[Plotting code records]
========================================================================
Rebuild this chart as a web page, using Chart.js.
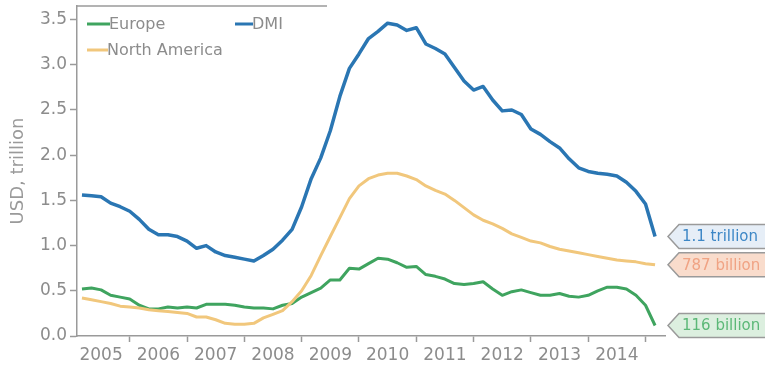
<!DOCTYPE html>
<html>
<head>
<meta charset="utf-8">
<script src="https://cdn.jsdelivr.net/npm/chart.js@4/dist/chart.umd.min.js"></script>
<style>
  body { margin: 0; background: #fff; }
  #grafico { display: block; }
</style>
</head>
<body>
<canvas id="grafico" width="765" height="373"></canvas>
<script>
// bi-monthly readings, Mar 2005 .. Mar 2015 (USD trillion)
const months = [
  '2005-03', '2005-05', '2005-07', '2005-09', '2005-11',
  '2006-01', '2006-03', '2006-05', '2006-07', '2006-09', '2006-11',
  '2007-01', '2007-03', '2007-05', '2007-07', '2007-09', '2007-11',
  '2008-01', '2008-03', '2008-05', '2008-07', '2008-09', '2008-11',
  '2009-01', '2009-03', '2009-05', '2009-07', '2009-09', '2009-11',
  '2010-01', '2010-03', '2010-05', '2010-07', '2010-09', '2010-11',
  '2011-01', '2011-03', '2011-05', '2011-07', '2011-09', '2011-11',
  '2012-01', '2012-03', '2012-05', '2012-07', '2012-09', '2012-11',
  '2013-01', '2013-03', '2013-05', '2013-07', '2013-09', '2013-11',
  '2014-01', '2014-03', '2014-05', '2014-07', '2014-09', '2014-11',
  '2015-01', '2015-03'
];

const dmi = [
  1.56, 1.55, 1.54, 1.47, 1.43,
  1.38, 1.29, 1.18, 1.12, 1.12, 1.10,
  1.05, 0.97, 1.00, 0.93, 0.89, 0.87,
  0.85, 0.83, 0.89, 0.96, 1.06, 1.18,
  1.43, 1.74, 1.97, 2.27, 2.65, 2.96,
  3.12, 3.29, 3.37, 3.46, 3.44, 3.38,
  3.41, 3.23, 3.18, 3.12, 2.97, 2.82,
  2.72, 2.76, 2.61, 2.49, 2.50, 2.45,
  2.29, 2.23, 2.15, 2.08, 1.96, 1.86,
  1.82, 1.80, 1.79, 1.77, 1.70, 1.60,
  1.46, 1.10
];

const northAmerica = [
  0.42, 0.40, 0.38, 0.36, 0.33,
  0.32, 0.31, 0.29, 0.28, 0.27, 0.26,
  0.25, 0.21, 0.21, 0.18, 0.14, 0.13,
  0.13, 0.14, 0.20, 0.24, 0.28, 0.38,
  0.50, 0.67, 0.89, 1.10, 1.31, 1.52,
  1.66, 1.74, 1.78, 1.80, 1.80, 1.77,
  1.73, 1.66, 1.61, 1.57, 1.50, 1.42,
  1.34, 1.28, 1.24, 1.19, 1.13, 1.09,
  1.05, 1.03, 0.99, 0.96, 0.94, 0.92,
  0.90, 0.88, 0.86, 0.84, 0.83, 0.82,
  0.80, 0.787
];

const europe = [
  0.52, 0.53, 0.51, 0.45, 0.43,
  0.41, 0.34, 0.30, 0.30, 0.32, 0.31,
  0.32, 0.31, 0.35, 0.35, 0.35, 0.34,
  0.32, 0.31, 0.31, 0.30, 0.34, 0.36,
  0.43, 0.48, 0.53, 0.62, 0.62, 0.75,
  0.74, 0.80, 0.86, 0.85, 0.81, 0.76,
  0.77, 0.68, 0.66, 0.63, 0.58, 0.57,
  0.58, 0.60, 0.52, 0.45, 0.49, 0.51,
  0.48, 0.45, 0.45, 0.47, 0.44, 0.43,
  0.45, 0.50, 0.54, 0.54, 0.52, 0.45,
  0.34, 0.116
];

const yearLabels = [2005, 2006, 2007, 2008, 2009, 2010, 2011, 2012, 2013, 2014];
const yTicks = [0, 0.5, 1, 1.5, 2, 2.5, 3, 3.5];

const gris = '#9a9a9a';
const textoGris = '#8c8c8c';
const fuente = 'DejaVu Sans';

// line colour + callout colours for each series
const estilos = {
  'DMI': { line: '#2a76b3', fill: '#e6eef7', text: '#3d87c6' },
  'North America': { line: '#f1c77c', fill: '#f9dccc', text: '#f0a384' },
  'Europe': { line: '#3fa45f', fill: '#dcefdf', text: '#5cb877' }
};

const toYear = m => {
  const [y, mo] = m.split('-').map(Number);
  return y + (mo - 1) / 12;
};
const puntos = serie => serie.map((v, i) => ({ x: toYear(months[i]), y: v }));

function crearDataset(label, serie, width) {
  return {
    label,
    data: puntos(serie),
    borderColor: estilos[label].line,
    borderWidth: width,
    borderJoinStyle: 'round',
    pointRadius: 0,
    tension: 0,
    fill: false
  };
}

function formatoValor(v) {
  return v >= 1 ? v.toFixed(1) + ' trillion' : Math.round(v * 1000) + ' billion';
}

// legend, partial top frame and end-of-line callouts
const extras = {
  id: 'extras',
  afterDraw(chart) {
    const { ctx, chartArea: area, scales: { y } } = chart;
    ctx.save();

    ctx.strokeStyle = gris;
    ctx.lineWidth = 1.5;
    ctx.beginPath();
    ctx.moveTo(area.left, area.top);
    ctx.lineTo(area.left + 250, area.top);
    ctx.stroke();

    const leyenda = [
      { label: 'Europe', x: 10, len: 23, row: 18 },
      { label: 'DMI', x: 158, len: 18, row: 18 },
      { label: 'North America', x: 10, len: 21, row: 44 }
    ];
    ctx.font = '16px "' + fuente + '"';
    ctx.textBaseline = 'middle';
    leyenda.forEach(item => {
      const lx = area.left + item.x;
      const ly = area.top + item.row;
      ctx.strokeStyle = estilos[item.label].line;
      ctx.lineWidth = 3;
      ctx.beginPath();
      ctx.moveTo(lx, ly);
      ctx.lineTo(lx + item.len, ly);
      ctx.stroke();
      ctx.fillStyle = textoGris;
      ctx.fillText(item.label, lx + item.len - 1, ly + 1);
    });

    ctx.font = '15px "' + fuente + '"';
    chart.data.datasets.forEach(ds => {
      const last = ds.data[ds.data.length - 1].y;
      const cy = y.getPixelForValue(last);
      const tip = area.right + 3;
      const left = tip + 11;
      const h = 24;
      const st = estilos[ds.label];
      ctx.beginPath();
      ctx.moveTo(chart.width + 5, cy - h / 2);
      ctx.lineTo(left, cy - h / 2);
      ctx.lineTo(tip, cy);
      ctx.lineTo(left, cy + h / 2);
      ctx.lineTo(chart.width + 5, cy + h / 2);
      ctx.fillStyle = st.fill;
      ctx.fill();
      ctx.strokeStyle = gris;
      ctx.lineWidth = 1.5;
      ctx.stroke();
      ctx.fillStyle = st.text;
      ctx.fillText(formatoValor(last), left + 3, cy + 1);
    });

    ctx.restore();
  }
};

const config = {
  type: 'line',
  data: {
    datasets: [
      crearDataset('North America', northAmerica, 3),
      crearDataset('Europe', europe, 3),
      crearDataset('DMI', dmi, 3.5)
    ]
  },
  options: {
    responsive: false,
    animation: false,
    layout: { padding: { top: 6, right: 100, left: 0, bottom: 0 } },
    plugins: { legend: { display: false }, tooltip: { enabled: false } },
    scales: {
      x: {
        type: 'linear',
        min: 2005.08,
        max: 2015.34,
        afterBuildTicks: s => {
          const t = [];
          yearLabels.forEach(yr => { t.push({ value: yr + 0.5 }); t.push({ value: yr + 1 }); });
          s.ticks = t;
        },
        afterFit: s => { s.height = 37; s.paddingLeft = 0; s.paddingRight = 0; },
        border: { color: gris, width: 1.5 },
        grid: {
          drawOnChartArea: false,
          tickLength: 6,
          tickWidth: 1.5,
          tickColor: c => Number.isInteger(c.tick.value) ? gris : 'rgba(0,0,0,0)'
        },
        ticks: {
          autoSkip: false,
          maxRotation: 0,
          padding: 3,
          color: textoGris,
          font: { family: fuente, size: 17 },
          callback: v => Number.isInteger(v) ? '' : String(Math.floor(v))
        }
      },
      y: {
        min: 0,
        max: 3.65,
        afterBuildTicks: s => { s.ticks = yTicks.map(v => ({ value: v })); },
        afterFit: s => { s.width = 77; s.paddingTop = 0; s.paddingBottom = 0; },
        border: { color: gris, width: 1.5 },
        grid: { drawOnChartArea: false, tickLength: 7, tickWidth: 1.5, tickColor: gris },
        ticks: {
          padding: 3,
          color: textoGris,
          font: { family: fuente, size: 17 },
          callback: v => v.toFixed(1)
        },
        title: {
          display: true,
          text: 'USD, trillion',
          color: gris,
          font: { family: fuente, size: 18 },
          padding: { top: 8, bottom: 0 }
        }
      }
    }
  },
  plugins: [extras]
};

const myChart = new Chart(document.getElementById('grafico'), config);
</script>
</body>
</html>
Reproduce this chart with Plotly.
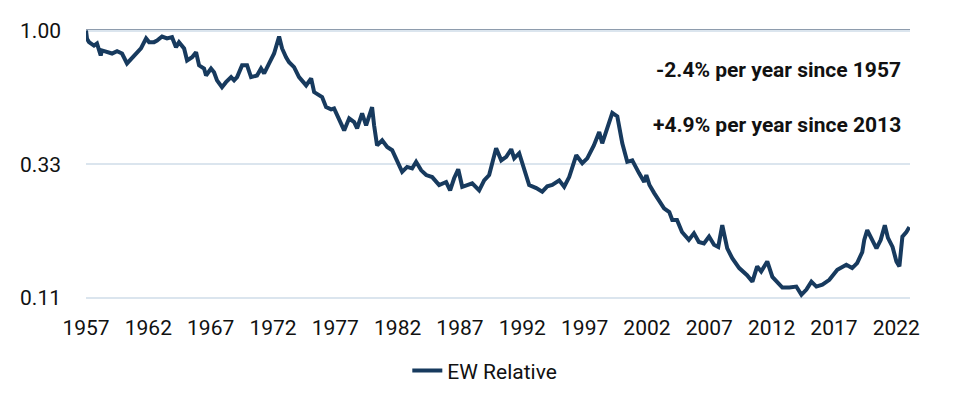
========================================================================
Find the count of lines in the data above where the string "this" occurs. Provide that number alone.

2